WHAT YOU SHOULD DO: Please transcribe the listing below in full and word for word, without its pictures.

Code that draws figures:
================

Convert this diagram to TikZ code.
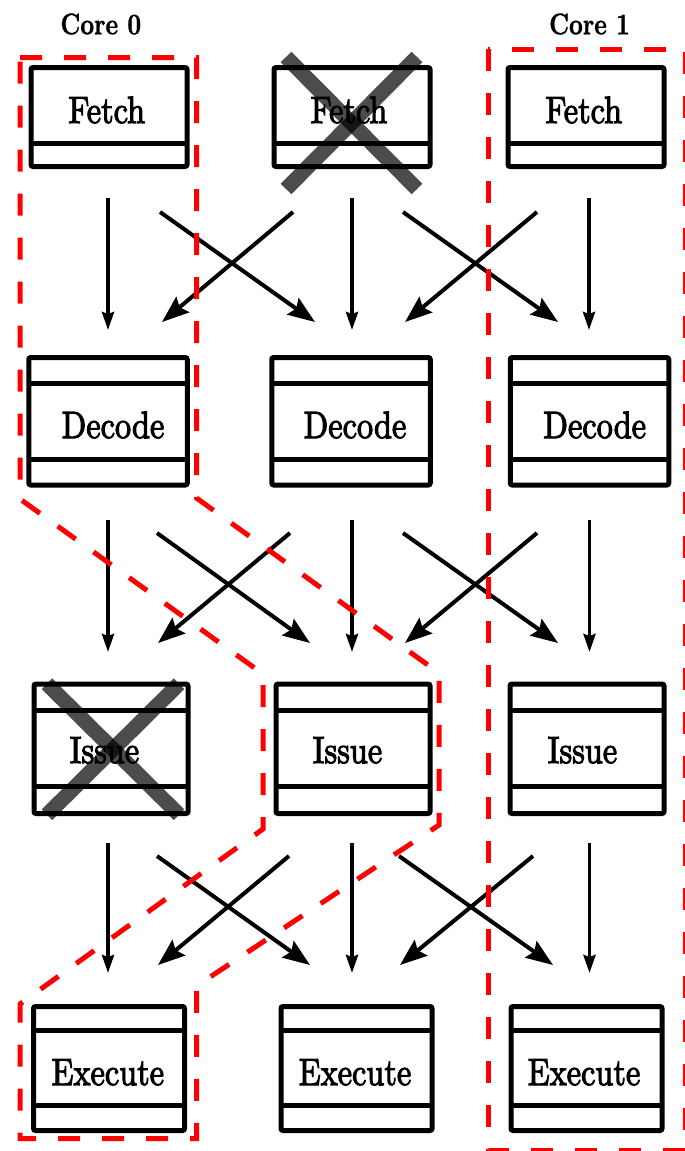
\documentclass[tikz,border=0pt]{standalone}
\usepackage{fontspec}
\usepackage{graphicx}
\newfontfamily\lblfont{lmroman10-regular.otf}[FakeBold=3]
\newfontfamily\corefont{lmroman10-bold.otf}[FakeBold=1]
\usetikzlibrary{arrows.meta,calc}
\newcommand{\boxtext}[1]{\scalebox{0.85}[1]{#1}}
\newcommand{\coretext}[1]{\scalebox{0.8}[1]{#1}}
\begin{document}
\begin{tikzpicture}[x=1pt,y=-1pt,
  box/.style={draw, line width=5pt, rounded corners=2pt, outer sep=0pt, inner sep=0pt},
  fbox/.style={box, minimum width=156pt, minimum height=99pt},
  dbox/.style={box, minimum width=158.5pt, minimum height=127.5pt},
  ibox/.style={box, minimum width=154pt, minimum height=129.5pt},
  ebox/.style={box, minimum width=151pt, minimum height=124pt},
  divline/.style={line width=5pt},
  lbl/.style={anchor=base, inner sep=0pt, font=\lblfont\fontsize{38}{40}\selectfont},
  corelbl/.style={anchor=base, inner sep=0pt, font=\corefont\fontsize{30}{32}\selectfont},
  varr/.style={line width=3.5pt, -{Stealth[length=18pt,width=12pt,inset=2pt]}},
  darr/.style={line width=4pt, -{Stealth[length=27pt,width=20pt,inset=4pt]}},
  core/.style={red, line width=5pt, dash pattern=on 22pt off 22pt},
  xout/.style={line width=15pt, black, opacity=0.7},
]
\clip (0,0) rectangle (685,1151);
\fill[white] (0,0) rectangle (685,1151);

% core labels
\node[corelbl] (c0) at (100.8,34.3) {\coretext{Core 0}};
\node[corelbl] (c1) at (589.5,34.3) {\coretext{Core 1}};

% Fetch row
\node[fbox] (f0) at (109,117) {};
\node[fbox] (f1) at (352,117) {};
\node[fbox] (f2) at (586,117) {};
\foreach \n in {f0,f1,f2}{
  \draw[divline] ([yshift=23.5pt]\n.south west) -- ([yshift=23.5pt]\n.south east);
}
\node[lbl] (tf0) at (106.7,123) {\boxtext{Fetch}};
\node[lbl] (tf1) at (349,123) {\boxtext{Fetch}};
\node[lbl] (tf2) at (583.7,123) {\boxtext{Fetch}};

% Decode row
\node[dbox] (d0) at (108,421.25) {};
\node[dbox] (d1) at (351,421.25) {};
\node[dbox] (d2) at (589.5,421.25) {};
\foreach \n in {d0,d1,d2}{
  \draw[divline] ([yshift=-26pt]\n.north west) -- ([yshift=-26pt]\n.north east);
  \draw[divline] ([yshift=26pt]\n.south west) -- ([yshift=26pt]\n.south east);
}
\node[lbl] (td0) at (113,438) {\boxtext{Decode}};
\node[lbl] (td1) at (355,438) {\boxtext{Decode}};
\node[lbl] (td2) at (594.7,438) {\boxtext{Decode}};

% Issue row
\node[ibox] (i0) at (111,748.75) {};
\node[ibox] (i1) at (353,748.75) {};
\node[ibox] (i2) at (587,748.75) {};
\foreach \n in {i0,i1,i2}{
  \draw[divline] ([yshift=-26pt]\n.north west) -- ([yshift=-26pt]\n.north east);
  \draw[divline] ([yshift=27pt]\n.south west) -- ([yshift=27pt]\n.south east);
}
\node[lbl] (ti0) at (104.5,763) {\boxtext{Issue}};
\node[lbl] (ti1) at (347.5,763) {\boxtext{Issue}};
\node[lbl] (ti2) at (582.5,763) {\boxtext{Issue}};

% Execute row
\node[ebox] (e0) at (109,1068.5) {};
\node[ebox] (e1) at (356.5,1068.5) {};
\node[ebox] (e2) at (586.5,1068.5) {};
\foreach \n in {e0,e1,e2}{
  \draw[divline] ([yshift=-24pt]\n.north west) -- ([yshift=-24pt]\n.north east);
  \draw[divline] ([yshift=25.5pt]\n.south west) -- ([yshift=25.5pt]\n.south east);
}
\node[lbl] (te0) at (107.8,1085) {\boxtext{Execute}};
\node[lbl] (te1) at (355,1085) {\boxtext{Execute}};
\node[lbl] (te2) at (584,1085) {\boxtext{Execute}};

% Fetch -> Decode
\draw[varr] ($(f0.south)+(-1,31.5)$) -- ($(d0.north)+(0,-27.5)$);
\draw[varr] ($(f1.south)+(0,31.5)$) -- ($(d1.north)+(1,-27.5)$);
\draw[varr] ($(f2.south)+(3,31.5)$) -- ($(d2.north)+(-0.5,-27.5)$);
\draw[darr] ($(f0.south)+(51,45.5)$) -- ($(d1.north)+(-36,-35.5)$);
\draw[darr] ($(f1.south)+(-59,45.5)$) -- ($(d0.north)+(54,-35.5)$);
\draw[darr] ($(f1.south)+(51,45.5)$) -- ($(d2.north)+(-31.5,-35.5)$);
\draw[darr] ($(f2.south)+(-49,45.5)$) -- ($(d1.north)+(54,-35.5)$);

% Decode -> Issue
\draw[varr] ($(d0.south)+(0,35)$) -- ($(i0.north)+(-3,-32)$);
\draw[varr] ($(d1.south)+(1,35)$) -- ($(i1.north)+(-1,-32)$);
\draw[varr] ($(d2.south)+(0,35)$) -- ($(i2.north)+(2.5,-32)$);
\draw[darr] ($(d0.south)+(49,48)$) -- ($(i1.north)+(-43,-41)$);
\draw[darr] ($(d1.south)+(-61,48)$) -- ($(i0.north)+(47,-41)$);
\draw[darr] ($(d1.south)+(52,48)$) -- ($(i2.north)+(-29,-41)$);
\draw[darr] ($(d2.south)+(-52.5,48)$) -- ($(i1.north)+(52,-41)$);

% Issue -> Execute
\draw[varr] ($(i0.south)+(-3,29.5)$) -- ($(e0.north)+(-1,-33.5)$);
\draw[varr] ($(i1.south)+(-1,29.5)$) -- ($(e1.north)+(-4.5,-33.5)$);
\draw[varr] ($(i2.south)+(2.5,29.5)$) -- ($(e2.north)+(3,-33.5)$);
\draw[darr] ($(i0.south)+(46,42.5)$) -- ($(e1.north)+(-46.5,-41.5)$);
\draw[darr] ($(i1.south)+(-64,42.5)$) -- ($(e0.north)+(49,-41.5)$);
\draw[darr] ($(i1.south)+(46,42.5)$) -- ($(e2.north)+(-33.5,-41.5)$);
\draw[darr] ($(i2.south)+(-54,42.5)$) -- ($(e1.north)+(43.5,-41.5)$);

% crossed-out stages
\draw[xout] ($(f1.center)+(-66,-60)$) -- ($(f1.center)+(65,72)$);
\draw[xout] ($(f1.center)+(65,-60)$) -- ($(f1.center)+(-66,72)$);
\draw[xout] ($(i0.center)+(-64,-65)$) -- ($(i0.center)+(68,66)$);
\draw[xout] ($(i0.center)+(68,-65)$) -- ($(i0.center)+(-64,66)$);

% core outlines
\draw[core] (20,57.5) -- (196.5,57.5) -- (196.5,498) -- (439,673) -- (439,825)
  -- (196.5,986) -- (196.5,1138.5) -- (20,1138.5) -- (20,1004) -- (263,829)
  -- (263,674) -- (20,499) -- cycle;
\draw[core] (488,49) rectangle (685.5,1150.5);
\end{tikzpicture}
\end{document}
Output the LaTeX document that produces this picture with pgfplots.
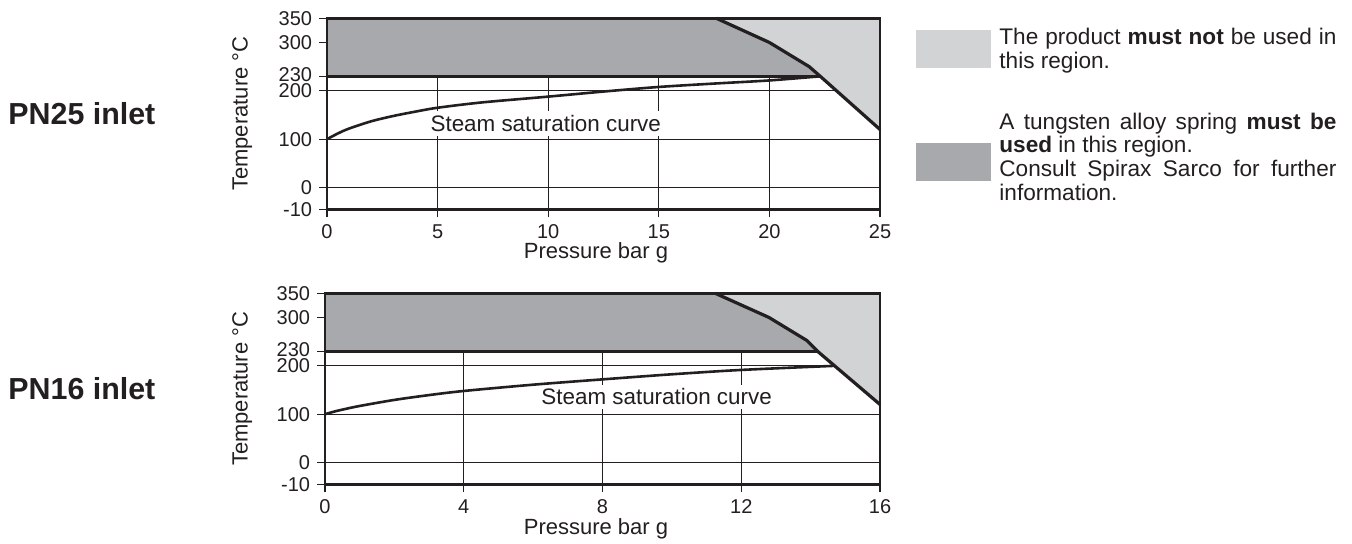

================

OUTPUT BELOW:
Convert this diagram to TikZ code.
\documentclass[tikz,border=0pt]{standalone}
\usepackage{fontspec}
\usepackage{graphicx}
\newfontfamily\lblfont{lmroman10-regular.otf}[FakeBold=3]
\newfontfamily\corefont{lmroman10-bold.otf}[FakeBold=1]
\usetikzlibrary{arrows.meta,calc}
\newcommand{\boxtext}[1]{\scalebox{0.85}[1]{#1}}
\newcommand{\coretext}[1]{\scalebox{0.8}[1]{#1}}
\begin{document}
\begin{tikzpicture}[x=1pt,y=-1pt,
  box/.style={draw, line width=5pt, rounded corners=2pt, outer sep=0pt, inner sep=0pt},
  fbox/.style={box, minimum width=156pt, minimum height=99pt},
  dbox/.style={box, minimum width=158.5pt, minimum height=127.5pt},
  ibox/.style={box, minimum width=154pt, minimum height=129.5pt},
  ebox/.style={box, minimum width=151pt, minimum height=124pt},
  divline/.style={line width=5pt},
  lbl/.style={anchor=base, inner sep=0pt, font=\lblfont\fontsize{38}{40}\selectfont},
  corelbl/.style={anchor=base, inner sep=0pt, font=\corefont\fontsize{30}{32}\selectfont},
  varr/.style={line width=3.5pt, -{Stealth[length=18pt,width=12pt,inset=2pt]}},
  darr/.style={line width=4pt, -{Stealth[length=27pt,width=20pt,inset=4pt]}},
  core/.style={red, line width=5pt, dash pattern=on 22pt off 22pt},
  xout/.style={line width=15pt, black, opacity=0.7},
]
\clip (0,0) rectangle (685,1151);
\fill[white] (0,0) rectangle (685,1151);

% core labels
\node[corelbl] (c0) at (100.8,34.3) {\coretext{Core 0}};
\node[corelbl] (c1) at (589.5,34.3) {\coretext{Core 1}};

% Fetch row
\node[fbox] (f0) at (109,117) {};
\node[fbox] (f1) at (352,117) {};
\node[fbox] (f2) at (586,117) {};
\foreach \n in {f0,f1,f2}{
  \draw[divline] ([yshift=23.5pt]\n.south west) -- ([yshift=23.5pt]\n.south east);
}
\node[lbl] (tf0) at (106.7,123) {\boxtext{Fetch}};
\node[lbl] (tf1) at (349,123) {\boxtext{Fetch}};
\node[lbl] (tf2) at (583.7,123) {\boxtext{Fetch}};

% Decode row
\node[dbox] (d0) at (108,421.25) {};
\node[dbox] (d1) at (351,421.25) {};
\node[dbox] (d2) at (589.5,421.25) {};
\foreach \n in {d0,d1,d2}{
  \draw[divline] ([yshift=-26pt]\n.north west) -- ([yshift=-26pt]\n.north east);
  \draw[divline] ([yshift=26pt]\n.south west) -- ([yshift=26pt]\n.south east);
}
\node[lbl] (td0) at (113,438) {\boxtext{Decode}};
\node[lbl] (td1) at (355,438) {\boxtext{Decode}};
\node[lbl] (td2) at (594.7,438) {\boxtext{Decode}};

% Issue row
\node[ibox] (i0) at (111,748.75) {};
\node[ibox] (i1) at (353,748.75) {};
\node[ibox] (i2) at (587,748.75) {};
\foreach \n in {i0,i1,i2}{
  \draw[divline] ([yshift=-26pt]\n.north west) -- ([yshift=-26pt]\n.north east);
  \draw[divline] ([yshift=27pt]\n.south west) -- ([yshift=27pt]\n.south east);
}
\node[lbl] (ti0) at (104.5,763) {\boxtext{Issue}};
\node[lbl] (ti1) at (347.5,763) {\boxtext{Issue}};
\node[lbl] (ti2) at (582.5,763) {\boxtext{Issue}};

% Execute row
\node[ebox] (e0) at (109,1068.5) {};
\node[ebox] (e1) at (356.5,1068.5) {};
\node[ebox] (e2) at (586.5,1068.5) {};
\foreach \n in {e0,e1,e2}{
  \draw[divline] ([yshift=-24pt]\n.north west) -- ([yshift=-24pt]\n.north east);
  \draw[divline] ([yshift=25.5pt]\n.south west) -- ([yshift=25.5pt]\n.south east);
}
\node[lbl] (te0) at (107.8,1085) {\boxtext{Execute}};
\node[lbl] (te1) at (355,1085) {\boxtext{Execute}};
\node[lbl] (te2) at (584,1085) {\boxtext{Execute}};

% Fetch -> Decode
\draw[varr] ($(f0.south)+(-1,31.5)$) -- ($(d0.north)+(0,-27.5)$);
\draw[varr] ($(f1.south)+(0,31.5)$) -- ($(d1.north)+(1,-27.5)$);
\draw[varr] ($(f2.south)+(3,31.5)$) -- ($(d2.north)+(-0.5,-27.5)$);
\draw[darr] ($(f0.south)+(51,45.5)$) -- ($(d1.north)+(-36,-35.5)$);
\draw[darr] ($(f1.south)+(-59,45.5)$) -- ($(d0.north)+(54,-35.5)$);
\draw[darr] ($(f1.south)+(51,45.5)$) -- ($(d2.north)+(-31.5,-35.5)$);
\draw[darr] ($(f2.south)+(-49,45.5)$) -- ($(d1.north)+(54,-35.5)$);

% Decode -> Issue
\draw[varr] ($(d0.south)+(0,35)$) -- ($(i0.north)+(-3,-32)$);
\draw[varr] ($(d1.south)+(1,35)$) -- ($(i1.north)+(-1,-32)$);
\draw[varr] ($(d2.south)+(0,35)$) -- ($(i2.north)+(2.5,-32)$);
\draw[darr] ($(d0.south)+(49,48)$) -- ($(i1.north)+(-43,-41)$);
\draw[darr] ($(d1.south)+(-61,48)$) -- ($(i0.north)+(47,-41)$);
\draw[darr] ($(d1.south)+(52,48)$) -- ($(i2.north)+(-29,-41)$);
\draw[darr] ($(d2.south)+(-52.5,48)$) -- ($(i1.north)+(52,-41)$);

% Issue -> Execute
\draw[varr] ($(i0.south)+(-3,29.5)$) -- ($(e0.north)+(-1,-33.5)$);
\draw[varr] ($(i1.south)+(-1,29.5)$) -- ($(e1.north)+(-4.5,-33.5)$);
\draw[varr] ($(i2.south)+(2.5,29.5)$) -- ($(e2.north)+(3,-33.5)$);
\draw[darr] ($(i0.south)+(46,42.5)$) -- ($(e1.north)+(-46.5,-41.5)$);
\draw[darr] ($(i1.south)+(-64,42.5)$) -- ($(e0.north)+(49,-41.5)$);
\draw[darr] ($(i1.south)+(46,42.5)$) -- ($(e2.north)+(-33.5,-41.5)$);
\draw[darr] ($(i2.south)+(-54,42.5)$) -- ($(e1.north)+(43.5,-41.5)$);

% crossed-out stages
\draw[xout] ($(f1.center)+(-66,-60)$) -- ($(f1.center)+(65,72)$);
\draw[xout] ($(f1.center)+(65,-60)$) -- ($(f1.center)+(-66,72)$);
\draw[xout] ($(i0.center)+(-64,-65)$) -- ($(i0.center)+(68,66)$);
\draw[xout] ($(i0.center)+(68,-65)$) -- ($(i0.center)+(-64,66)$);

% core outlines
\draw[core] (20,57.5) -- (196.5,57.5) -- (196.5,498) -- (439,673) -- (439,825)
  -- (196.5,986) -- (196.5,1138.5) -- (20,1138.5) -- (20,1004) -- (263,829)
  -- (263,674) -- (20,499) -- cycle;
\draw[core] (488,49) rectangle (685.5,1150.5);
\end{tikzpicture}
\end{document}
Output the LaTeX document that produces this picture with pgfplots.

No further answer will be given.